PNNL

Abstract

Developing approaches to effectively induce and control the magnetic states is critical to the use of magnetic nanostructures in quantum information devices but is still challenging. Here we have demonstrated, by employing the density functional theory calculations, an existence of infinite magnetic sheets with structural integrity and magnetic homogeneity. Examination from a series of transition metal dichalcogenides shows that the biaxial tensile strained NbS2 and NbSe2 structures can be magnetized with a ferromagnetic character due to the competitive effects of through-bond interaction and through-space interaction. The estimated Curie temperatures (387 and 542 K under the 10% strain for NbS2 and NbSe2 structures, respectively) suggest that the unique ferromagnetic character can be achieved above room temperature.
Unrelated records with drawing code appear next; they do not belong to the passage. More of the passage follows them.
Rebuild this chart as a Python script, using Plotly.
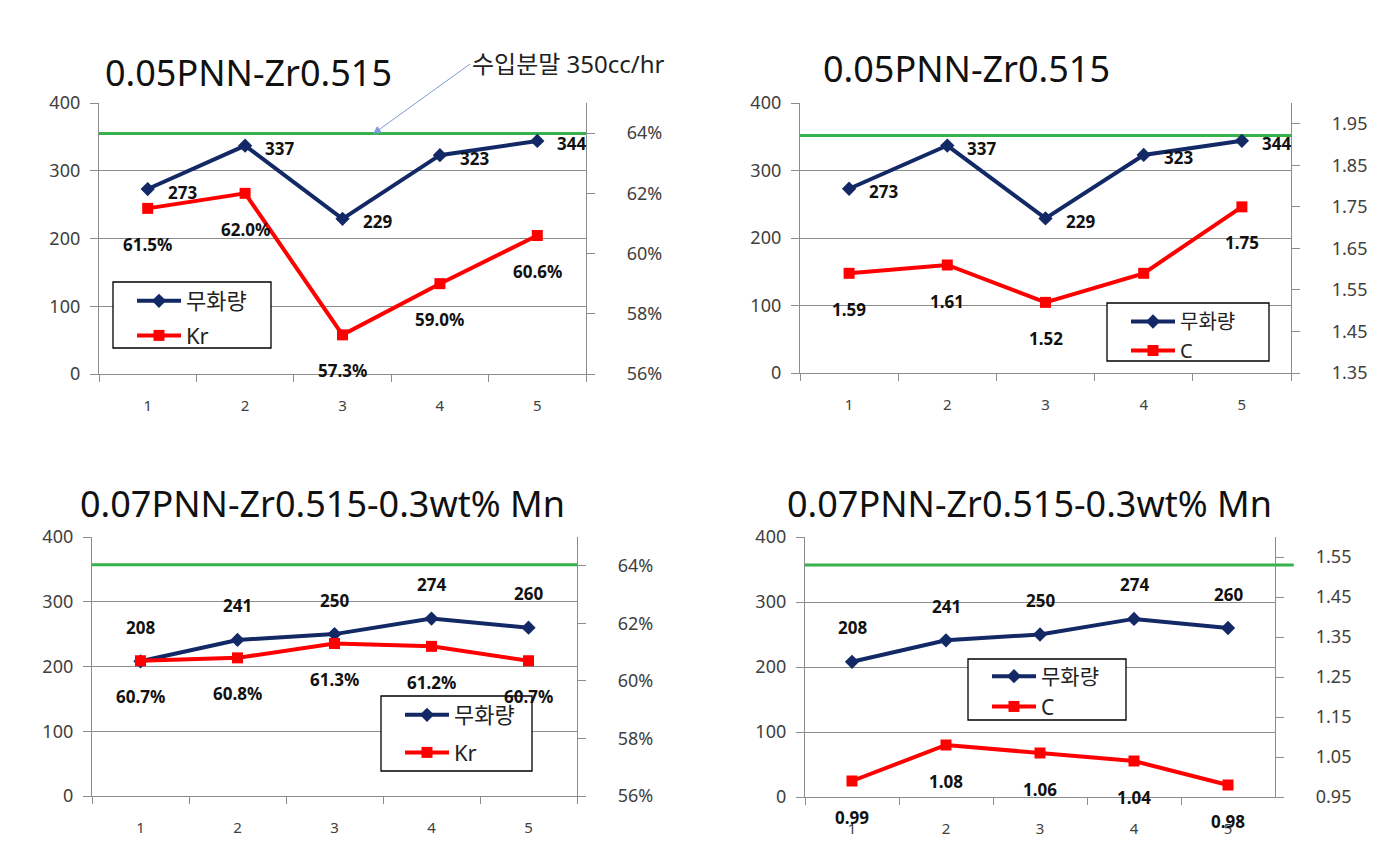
import plotly.graph_objects as go

W, H = 1398, 868
OFF = 8  # page body margin offset

# ---------------- data ----------------
categories = ["1", "2", "3", "4", "5"]

titles = ["0.05PNN-Zr0.515", "0.05PNN-Zr0.515",
          "0.07PNN-Zr0.515-0.3wt% Mn", "0.07PNN-Zr0.515-0.3wt% Mn"]

amount_top = [273, 337, 229, 323, 344]        # 무화량 (top panels)
amount_bottom = [208, 241, 250, 274, 260]     # 무화량 (bottom panels)

kr_top = [0.615, 0.620, 0.573, 0.590, 0.606]
c_top = [1.59, 1.61, 1.52, 1.59, 1.75]
kr_bottom = [0.607, 0.608, 0.613, 0.612, 0.607]
c_bottom = [0.99, 1.08, 1.06, 1.04, 0.98]

c_top_labels = ["1.59", "1.61", "1.52", "", "1.75"]   # 4th label hidden behind legend

green_level = [355, 352, 357, 357]   # 수입분말 reference line (left axis units)
ref_text = "수입분말 350cc/hr"

left_ticks = [0, 100, 200, 300, 400]
kr_ticks = [0.56, 0.58, 0.60, 0.62, 0.64]
c_top_ticks = [1.35, 1.45, 1.55, 1.65, 1.75, 1.85, 1.95]
c_bottom_ticks = [0.95, 1.05, 1.15, 1.25, 1.35, 1.45, 1.55]

# ---------------- styling / geometry ----------------
BLUE = "#122966"
RED = "#FF0000"
GREEN = "#36B24C"
GRID = "#8C8C8C"
TICKC = "#404040"
FONT = "Noto Sans, Noto Sans CJK KR, sans-serif"

# panel pixel boxes: (x0, x1, ytop, ybot)
panels = [(99, 586, 103, 374), (800, 1291, 103, 373),
          (92, 577, 537, 796), (805, 1275, 537, 797)]
title_pos = [(103, 72), (821, 68), (78, 503), (785, 503)]
# legend frames (x0, ytop, x1, ybot) in pixels
legend_box = [(113, 282, 271, 348), (1107, 303, 1269, 361),
              (381, 696, 532, 771), (968, 659, 1126, 720)]
legend_item_top = [280, 302, 694, 656]
legend_gap = [3, 0, 6, 0]
legend_font = [22, 20, 22, 21]
right_ranges = [[0.56, 0.65], [1.35, 2.0], [0.56, 0.65], [0.95, 1.60]]
right_ticks = [kr_ticks, c_top_ticks, kr_ticks, c_bottom_ticks]

amounts = [amount_top, amount_top, amount_bottom, amount_bottom]
seconds = [kr_top, c_top, kr_bottom, c_bottom]
second_names = ["Kr", "C", "Kr", "C"]
second_labels = [[f"{v*100:.1f}%" for v in kr_top], c_top_labels,
                 [f"{v*100:.1f}%" for v in kr_bottom], [f"{v:.2f}" for v in c_bottom]]


def px(x):
    return (x - OFF) / W


def py(y):
    return 1 - (y - OFF) / H


fig = go.Figure()
layout = dict(
    width=W, height=H, margin=dict(l=0, r=0, t=0, b=0, autoexpand=False),
    paper_bgcolor="white", plot_bgcolor="white",
    font=dict(family=FONT, color="#111"),
    annotations=[], shapes=[],
)

for i in range(4):
    x0, x1, yt, yb = panels[i]
    xa = "x" if i == 0 else f"x{i+1}"
    yl = "y" if i == 0 else f"y{2*i+1}"
    yr = f"y{2*i+2}"
    leg = "legend" if i == 0 else f"legend{i+1}"

    xkey = "xaxis" if i == 0 else f"xaxis{i+1}"
    ylkey = "yaxis" if i == 0 else f"yaxis{2*i+1}"
    yrkey = f"yaxis{2*i+2}"

    layout[xkey] = dict(
        domain=[px(x0), px(x1)], anchor=yl, type="category",
        categoryorder="array", categoryarray=categories, range=[-0.5, 4.5],
        tickson="boundaries", ticks="outside", ticklen=7, tickcolor=GRID,
        showline=True, linecolor=GRID, linewidth=1.3, showgrid=False,
        tickfont=dict(size=15, color=TICKC, family=FONT), ticklabelstandoff=18,
        zeroline=False, automargin=False,
    )
    layout[ylkey] = dict(
        domain=[py(yb), py(yt)], anchor=xa, range=[0, 400],
        tickvals=left_ticks, ticks="outside", ticklen=8, tickcolor=GRID,
        showline=True, linecolor=GRID, linewidth=1.3,
        showgrid=True, gridcolor=GRID, gridwidth=1.3, zeroline=False,
        tickfont=dict(size=18, color=TICKC, family=FONT), ticklabelstandoff=6,
        automargin=False,
    )
    ticks_r = right_ticks[i]
    if i in (0, 2):
        ttext = [f"{v*100:.0f}%" for v in ticks_r]
    else:
        ttext = [f"{v:.2f}" for v in ticks_r]
    layout[yrkey] = dict(
        overlaying=yl, anchor=xa, side="right", range=right_ranges[i],
        tickvals=ticks_r, ticktext=ttext, ticks="outside", ticklen=8,
        tickcolor=GRID, showline=True, linecolor=GRID, linewidth=1.3,
        showgrid=False, zeroline=False,
        tickfont=dict(size=18, color=TICKC, family=FONT), ticklabelstandoff=28,
        automargin=False,
    )

    fig.add_trace(go.Scatter(
        x=categories, y=amounts[i], name="무화량", mode="lines+markers",
        line=dict(color=BLUE, width=4), marker=dict(symbol="diamond", size=11, color=BLUE),
        xaxis=xa, yaxis=yl, legend=leg, legendgroup=f"a{i}",
    ))
    fig.add_trace(go.Scatter(
        x=categories, y=seconds[i], name=second_names[i], mode="lines+markers",
        line=dict(color=RED, width=4), marker=dict(symbol="square", size=11, color=RED),
        xaxis=xa, yaxis=yr, legend=leg, legendgroup=f"b{i}",
    ))

    # legend frame (white box with black border, above the data)
    bx0, by0, bx1, by1 = legend_box[i]
    layout["shapes"].append(dict(
        type="rect", xref="paper", yref="paper",
        x0=px(bx0), x1=px(bx1), y0=py(by1), y1=py(by0),
        fillcolor="white", line=dict(color="black", width=1.3), layer="above",
    ))
    layout[leg] = dict(
        x=px(bx0 + 19), y=py(legend_item_top[i]), xanchor="left", yanchor="top",
        bgcolor="rgba(0,0,0,0)", borderwidth=0,
        font=dict(size=legend_font[i], family=FONT, color="#222"),
        tracegroupgap=legend_gap[i], itemwidth=44,
    )

    # green reference line
    layout["shapes"].append(dict(
        type="line", xref=f"{xa} domain", yref=yl, x0=0, x1=1 if i != 3 else 1.04,
        y0=green_level[i], y1=green_level[i], line=dict(color=GREEN, width=3), layer="below",
    ))

    # title
    tx, ty = title_pos[i]
    layout["annotations"].append(dict(
        xref="paper", yref="paper", x=px(tx), y=py(ty), xanchor="left", yanchor="middle",
        text=titles[i], showarrow=False, font=dict(size=36, family=FONT, color="#111"),
    ))

    # data labels (category axis -> position by category index)
    top = i < 2
    for k, v in enumerate(amounts[i]):
        if top:
            layout["annotations"].append(dict(
                x=k, y=v, xref=xa, yref=yl, text=str(v), showarrow=False,
                xanchor="left", yanchor="middle", xshift=18, yshift=-3,
                font=dict(size=17, family=FONT, color="#111", weight="bold"),
            ))
        else:
            layout["annotations"].append(dict(
                x=k, y=v, xref=xa, yref=yl, text=str(v), showarrow=False,
                xanchor="center", yanchor="middle", yshift=34,
                font=dict(size=17, family=FONT, color="#111", weight="bold"),
            ))
    for k, (v, t) in enumerate(zip(seconds[i], second_labels[i])):
        if not t:
            continue
        layout["annotations"].append(dict(
            x=k, y=v, xref=xa, yref=yr, text=t, showarrow=False,
            xanchor="center", yanchor="middle", yshift=-36,
            font=dict(size=17, family=FONT, color="#111", weight="bold"),
        ))

# reference-line callout (top-left panel)
layout["annotations"].append(dict(
    xref="paper", yref="paper", x=px(373), y=py(134), text=ref_text, showarrow=True,
    ax=97, ay=-70, axref="pixel", ayref="pixel", xanchor="left", yanchor="middle",
    arrowhead=2, arrowsize=1.6, arrowwidth=1, arrowcolor="#7F9BD3",
    font=dict(size=24, family=FONT, color="#222"),
))

fig.update_layout(**layout)
fig.write_html("out.html")
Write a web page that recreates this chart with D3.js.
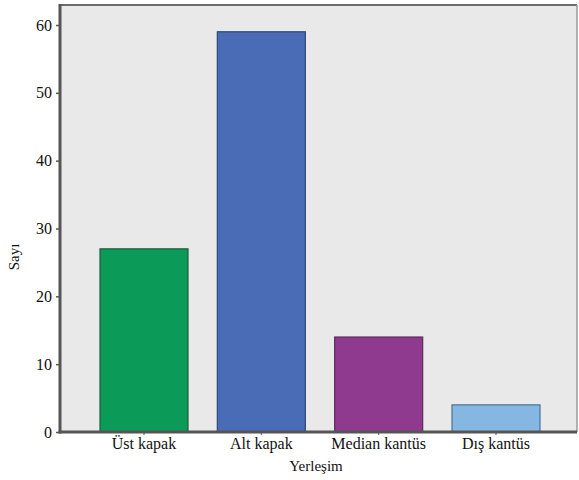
<!DOCTYPE html>
<html>
<head>
<meta charset="utf-8">
<script src="https://cdn.jsdelivr.net/npm/d3@7"></script>
<style>
  html, body { margin: 0; padding: 0; background: #ffffff; }
  svg { display: block; }
  svg text { font-family: "Liberation Serif", "Times New Roman", "DejaVu Serif", serif !important; }
</style>
</head>
<body>
<svg id="chart" width="579" height="480"></svg>
<script>
// Bar chart data: counts per location
const categories = ["Üst kapak", "Alt kapak", "Median kantüs", "Dış kantüs"];
const counts = [27, 59, 14, 4];
const barColors = ["#0b9a57", "#4a6cb6", "#8f3a8f", "#84b8e2"];
const barStrokes = ["#1d5a3a", "#2e4578", "#5a2a5a", "#4f7292"];
const yTicks = [0, 10, 20, 30, 40, 50, 60];

const svg = d3.select("#chart");

const plot = { left: 60, right: 577, top: 5, bottom: 432 };

const x = d3.scaleBand()
  .domain(categories)
  .range([100, 540])
  .paddingInner(0.25)
  .paddingOuter(0);

const y = d3.scaleLinear()
  .domain([0, 60])
  .range([plot.bottom, 25]);

// plot background
svg.append("rect")
  .attr("x", plot.left)
  .attr("y", plot.top)
  .attr("width", plot.right - plot.left)
  .attr("height", plot.bottom - plot.top)
  .attr("fill", "#e9e9e9");

// top and right frame
svg.append("line")
  .attr("x1", plot.left).attr("x2", plot.right)
  .attr("y1", plot.top).attr("y2", plot.top)
  .attr("stroke", "#6a6a6a").attr("stroke-width", 2);
svg.append("line")
  .attr("x1", plot.right).attr("x2", plot.right)
  .attr("y1", plot.top).attr("y2", plot.bottom)
  .attr("stroke", "#9a9a9a").attr("stroke-width", 1.5);

// bars
svg.selectAll("rect.bar")
  .data(categories)
  .join("rect")
  .attr("class", "bar")
  .attr("x", d => x(d))
  .attr("width", x.bandwidth())
  .attr("y", (d, i) => y(counts[i]))
  .attr("height", (d, i) => y(0) - y(counts[i]))
  .attr("fill", (d, i) => barColors[i])
  .attr("stroke", (d, i) => barStrokes[i])
  .attr("stroke-width", 1.2);

// y axis
const yAxis = svg.append("g")
  .attr("transform", `translate(${plot.left},0)`)
  .call(d3.axisLeft(y).tickValues(yTicks).tickSize(4).tickPadding(4).tickFormat(d3.format("d")));
yAxis.attr("font-size", 16);
yAxis.select(".domain").remove();
yAxis.selectAll(".tick line").attr("stroke", "#555").attr("stroke-width", 1.5);
yAxis.selectAll(".tick text").attr("fill", "#111");

// x axis
const xAxis = svg.append("g")
  .attr("transform", `translate(0,${plot.bottom})`)
  .call(d3.axisBottom(x).tickSize(3).tickPadding(3));
xAxis.attr("font-size", 16);
xAxis.select(".domain").remove();
xAxis.selectAll(".tick line").attr("stroke", "#555").attr("stroke-width", 1);
xAxis.selectAll(".tick text").attr("fill", "#111");

// axis lines
svg.append("line")
  .attr("x1", plot.left).attr("x2", plot.left)
  .attr("y1", plot.top - 1).attr("y2", plot.bottom + 1.5)
  .attr("stroke", "#555").attr("stroke-width", 3);
svg.append("line")
  .attr("x1", plot.left - 1.5).attr("x2", plot.right)
  .attr("y1", plot.bottom).attr("y2", plot.bottom)
  .attr("stroke", "#555").attr("stroke-width", 3);

// axis titles
svg.append("text")
  .attr("x", 316).attr("y", 471)
  .attr("text-anchor", "middle")
  .attr("font-size", 15).attr("fill", "#111")
  .text("Yerleşim");

svg.append("text")
  .attr("transform", "translate(19,257) rotate(-90)")
  .attr("text-anchor", "middle")
  .attr("font-size", 15).attr("fill", "#111")
  .text("Sayı");
</script>
</body>
</html>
The self-exchange of population between 4d orbitals of Nb atom that leads to the exchange splitting is the mechanism behind the transition of the spin moment. The induced magnetic moments can be significantly enhanced by the tensile strain, even giving rise to half-metallic character with the strong spin polarization around the Fermi level. Given the recent progress that the desired strain can be achieved on two-dimensional nanostructures, such as graphene and BN layer in a controlled way, we believe that our calculated results are suitable for experimental verification and implementation opening a new path to explore the spintronics in pristine two-dimensional nanostructures.